Short exercise: Produce an exact copy of all the data below, dropping every image.

Stored data:
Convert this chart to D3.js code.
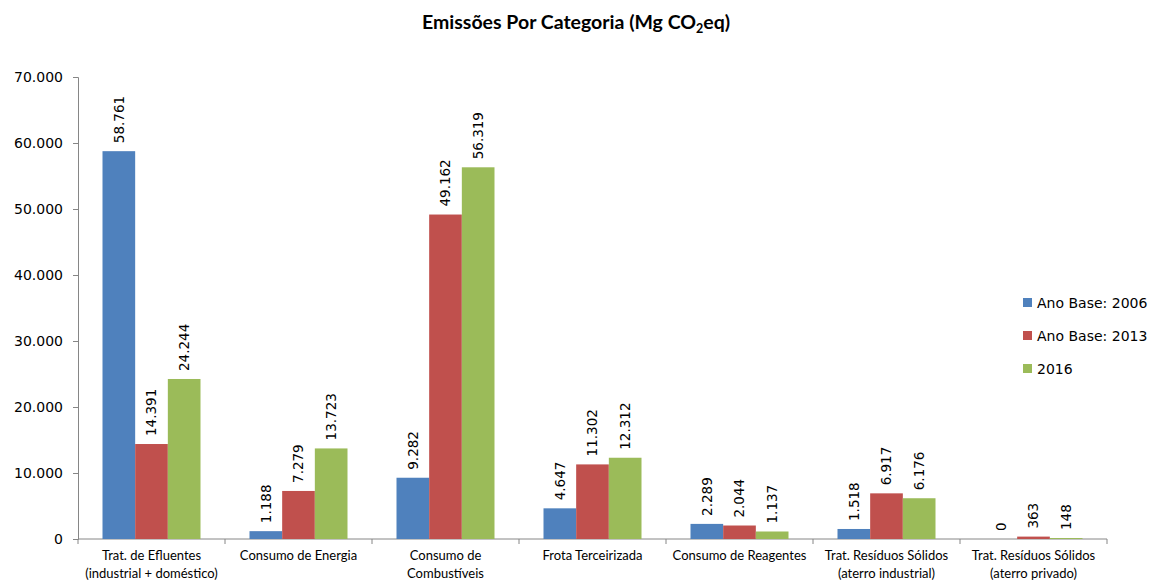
<!DOCTYPE html>
<html>
<head>
<meta charset="utf-8">
<script src="https://cdn.jsdelivr.net/npm/d3@7"></script>
<style>
  html, body { margin: 0; padding: 0; background: #fff; }
  svg { display: block; }
</style>
</head>
<body>
<svg id="chart" width="1151" height="581"></svg>
<script>
// Emission categories (two-line labels where the axis wraps them)
const categories = [
  ["Trat. de Efluentes", "(industrial + doméstico)"],
  ["Consumo de Energia"],
  ["Consumo de", "Combustíveis"],
  ["Frota Terceirizada"],
  ["Consumo de Reagentes"],
  ["Trat. Resíduos Sólidos", "(aterro industrial)"],
  ["Trat. Resíduos Sólidos", "(aterro privado)"]
];
const seriesNames = ["Ano Base: 2006", "Ano Base: 2013", "2016"];
const values2006 = [58761, 1188, 9282, 4647, 2289, 1518, 0];
const values2013 = [14391, 7279, 49162, 11302, 2044, 6917, 363];
const values2016 = [24244, 13723, 56319, 12312, 1137, 6176, 148];
const yTicks = [0, 10000, 20000, 30000, 40000, 50000, 60000, 70000];
const colors = ["#4F81BD", "#C0504D", "#9BBB59"];

const seriesValues = [values2006, values2013, values2016];

const svg = d3.select("#chart");
const plotLeft = 78, plotTop = 77, plotRight = 1107, plotBottom = 539;

const locale = d3.formatLocale({ decimal: ",", thousands: ".", grouping: [3], currency: ["", ""] });
const fmt = locale.format(",d");

const x0 = d3.scaleBand()
  .domain(d3.range(categories.length))
  .range([plotLeft, plotRight])
  .padding(0);

// Gap width of 150%: bars take 3 of 4.5 units within each category
const bandW = x0.bandwidth();
const groupW = bandW * 3 / 4.5;
const x1 = d3.scaleBand()
  .domain(d3.range(seriesNames.length))
  .range([0, groupW]);

const y = d3.scaleLinear().domain([0, 70000]).range([plotBottom, plotTop]);

// Title
const title = svg.append("text")
  .attr("x", 576).attr("y", 29)
  .attr("text-anchor", "middle")
  .style("font-family", "Lato, 'Open Sans', sans-serif")
  .style("font-weight", "bold")
  .style("font-size", "19.5px")
  .attr("fill", "#000");
title.append("tspan").text("Emissões Por Categoria (Mg CO");
title.append("tspan").attr("font-size", "12.5px").attr("dy", 4).text("2");
title.append("tspan").attr("dy", -4).text("eq)");

// Y axis
const yAxis = d3.axisLeft(y).tickValues(yTicks).tickFormat(d => fmt(d)).tickSize(5).tickPadding(10);
const gy = svg.append("g").attr("transform", `translate(${plotLeft},0)`).call(yAxis);
gy.select(".domain").attr("stroke", "#868686");
gy.selectAll(".tick line").attr("stroke", "#868686");
gy.selectAll(".tick text")
  .style("font-family", "'DejaVu Sans', Verdana, sans-serif")
  .style("font-size", "14px")
  .attr("fill", "#000");

// X axis baseline with category boundary ticks
const gx = svg.append("g");
gx.append("line")
  .attr("x1", plotLeft).attr("x2", plotRight)
  .attr("y1", plotBottom).attr("y2", plotBottom)
  .attr("stroke", "#868686");
const boundaries = d3.range(categories.length + 1).map(i => i < categories.length ? x0(i) : plotRight);
gx.selectAll("line.tk").data(boundaries).join("line")
  .attr("class", "tk")
  .attr("x1", d => d).attr("x2", d => d)
  .attr("y1", plotBottom).attr("y2", plotBottom + 5)
  .attr("stroke", "#868686");

// Category labels
const catG = svg.append("g")
  .style("font-family", "Lato, 'Open Sans', sans-serif")
  .style("font-size", "13px")
  .attr("fill", "#000");
categories.forEach((lines, i) => {
  const t = catG.append("text")
    .attr("x", x0(i) + bandW / 2)
    .attr("y", 560)
    .attr("text-anchor", "middle");
  lines.forEach((ln, j) => {
    t.append("tspan").attr("x", x0(i) + bandW / 2).attr("dy", j === 0 ? 0 : 18).text(ln);
  });
});

// Bars and rotated value labels
const groupOffset = (bandW - groupW) / 2;
seriesValues.forEach((vals, s) => {
  const g = svg.append("g");
  g.selectAll("rect").data(vals).join("rect")
    .attr("x", (d, i) => x0(i) + groupOffset + x1(s))
    .attr("y", d => y(d))
    .attr("width", x1.bandwidth())
    .attr("height", d => plotBottom - y(d))
    .attr("fill", colors[s]);
  g.selectAll("text").data(vals).join("text")
    .attr("transform", (d, i) => {
      const cx = x0(i) + groupOffset + x1(s) + x1.bandwidth() / 2;
      return `translate(${cx},${y(d) - 8}) rotate(-90)`;
    })
    .attr("dy", "0.35em")
    .attr("text-anchor", "start")
    .style("font-family", "'DejaVu Sans', Verdana, sans-serif")
    .style("font-size", "13.5px")
    .attr("fill", "#000")
    .text(d => fmt(d));
});

// Legend
const leg = svg.append("g");
seriesNames.forEach((name, s) => {
  const yy = 303 + s * 33;
  leg.append("rect").attr("x", 1023).attr("y", yy - 5).attr("width", 9).attr("height", 9).attr("fill", colors[s]);
  leg.append("text").attr("x", 1037).attr("y", yy).attr("dy", "0.35em")
    .style("font-family", "'DejaVu Sans', Verdana, sans-serif")
    .style("font-size", "14px")
    .attr("fill", "#000")
    .text(name);
});
</script>
</body>
</html>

Completed task:
Convert this chart to D3.js code.
<!DOCTYPE html>
<html>
<head>
<meta charset="utf-8">
<script src="https://cdn.jsdelivr.net/npm/d3@7"></script>
<style>
  html, body { margin: 0; padding: 0; background: #fff; }
  svg { display: block; }
</style>
</head>
<body>
<svg id="chart" width="1151" height="581"></svg>
<script>
// Emission categories (two-line labels where the axis wraps them)
const categories = [
  ["Trat. de Efluentes", "(industrial + doméstico)"],
  ["Consumo de Energia"],
  ["Consumo de", "Combustíveis"],
  ["Frota Terceirizada"],
  ["Consumo de Reagentes"],
  ["Trat. Resíduos Sólidos", "(aterro industrial)"],
  ["Trat. Resíduos Sólidos", "(aterro privado)"]
];
const seriesNames = ["Ano Base: 2006", "Ano Base: 2013", "2016"];
const values2006 = [58761, 1188, 9282, 4647, 2289, 1518, 0];
const values2013 = [14391, 7279, 49162, 11302, 2044, 6917, 363];
const values2016 = [24244, 13723, 56319, 12312, 1137, 6176, 148];
const yTicks = [0, 10000, 20000, 30000, 40000, 50000, 60000, 70000];
const colors = ["#4F81BD", "#C0504D", "#9BBB59"];

const seriesValues = [values2006, values2013, values2016];

const svg = d3.select("#chart");
const plotLeft = 78, plotTop = 77, plotRight = 1107, plotBottom = 539;

const locale = d3.formatLocale({ decimal: ",", thousands: ".", grouping: [3], currency: ["", ""] });
const fmt = locale.format(",d");

const x0 = d3.scaleBand()
  .domain(d3.range(categories.length))
  .range([plotLeft, plotRight])
  .padding(0);

// Gap width of 150%: bars take 3 of 4.5 units within each category
const bandW = x0.bandwidth();
const groupW = bandW * 3 / 4.5;
const x1 = d3.scaleBand()
  .domain(d3.range(seriesNames.length))
  .range([0, groupW]);

const y = d3.scaleLinear().domain([0, 70000]).range([plotBottom, plotTop]);

// Title
const title = svg.append("text")
  .attr("x", 576).attr("y", 29)
  .attr("text-anchor", "middle")
  .style("font-family", "Lato, 'Open Sans', sans-serif")
  .style("font-weight", "bold")
  .style("font-size", "19.5px")
  .attr("fill", "#000");
title.append("tspan").text("Emissões Por Categoria (Mg CO");
title.append("tspan").attr("font-size", "12.5px").attr("dy", 4).text("2");
title.append("tspan").attr("dy", -4).text("eq)");

// Y axis
const yAxis = d3.axisLeft(y).tickValues(yTicks).tickFormat(d => fmt(d)).tickSize(5).tickPadding(10);
const gy = svg.append("g").attr("transform", `translate(${plotLeft},0)`).call(yAxis);
gy.select(".domain").attr("stroke", "#868686");
gy.selectAll(".tick line").attr("stroke", "#868686");
gy.selectAll(".tick text")
  .style("font-family", "'DejaVu Sans', Verdana, sans-serif")
  .style("font-size", "14px")
  .attr("fill", "#000");

// X axis baseline with category boundary ticks
const gx = svg.append("g");
gx.append("line")
  .attr("x1", plotLeft).attr("x2", plotRight)
  .attr("y1", plotBottom).attr("y2", plotBottom)
  .attr("stroke", "#868686");
const boundaries = d3.range(categories.length + 1).map(i => i < categories.length ? x0(i) : plotRight);
gx.selectAll("line.tk").data(boundaries).join("line")
  .attr("class", "tk")
  .attr("x1", d => d).attr("x2", d => d)
  .attr("y1", plotBottom).attr("y2", plotBottom + 5)
  .attr("stroke", "#868686");

// Category labels
const catG = svg.append("g")
  .style("font-family", "Lato, 'Open Sans', sans-serif")
  .style("font-size", "13px")
  .attr("fill", "#000");
categories.forEach((lines, i) => {
  const t = catG.append("text")
    .attr("x", x0(i) + bandW / 2)
    .attr("y", 560)
    .attr("text-anchor", "middle");
  lines.forEach((ln, j) => {
    t.append("tspan").attr("x", x0(i) + bandW / 2).attr("dy", j === 0 ? 0 : 18).text(ln);
  });
});

// Bars and rotated value labels
const groupOffset = (bandW - groupW) / 2;
seriesValues.forEach((vals, s) => {
  const g = svg.append("g");
  g.selectAll("rect").data(vals).join("rect")
    .attr("x", (d, i) => x0(i) + groupOffset + x1(s))
    .attr("y", d => y(d))
    .attr("width", x1.bandwidth())
    .attr("height", d => plotBottom - y(d))
    .attr("fill", colors[s]);
  g.selectAll("text").data(vals).join("text")
    .attr("transform", (d, i) => {
      const cx = x0(i) + groupOffset + x1(s) + x1.bandwidth() / 2;
      return `translate(${cx},${y(d) - 8}) rotate(-90)`;
    })
    .attr("dy", "0.35em")
    .attr("text-anchor", "start")
    .style("font-family", "'DejaVu Sans', Verdana, sans-serif")
    .style("font-size", "13.5px")
    .attr("fill", "#000")
    .text(d => fmt(d));
});

// Legend
const leg = svg.append("g");
seriesNames.forEach((name, s) => {
  const yy = 303 + s * 33;
  leg.append("rect").attr("x", 1023).attr("y", yy - 5).attr("width", 9).attr("height", 9).attr("fill", colors[s]);
  leg.append("text").attr("x", 1037).attr("y", yy).attr("dy", "0.35em")
    .style("font-family", "'DejaVu Sans', Verdana, sans-serif")
    .style("font-size", "14px")
    .attr("fill", "#000")
    .text(name);
});
</script>
</body>
</html>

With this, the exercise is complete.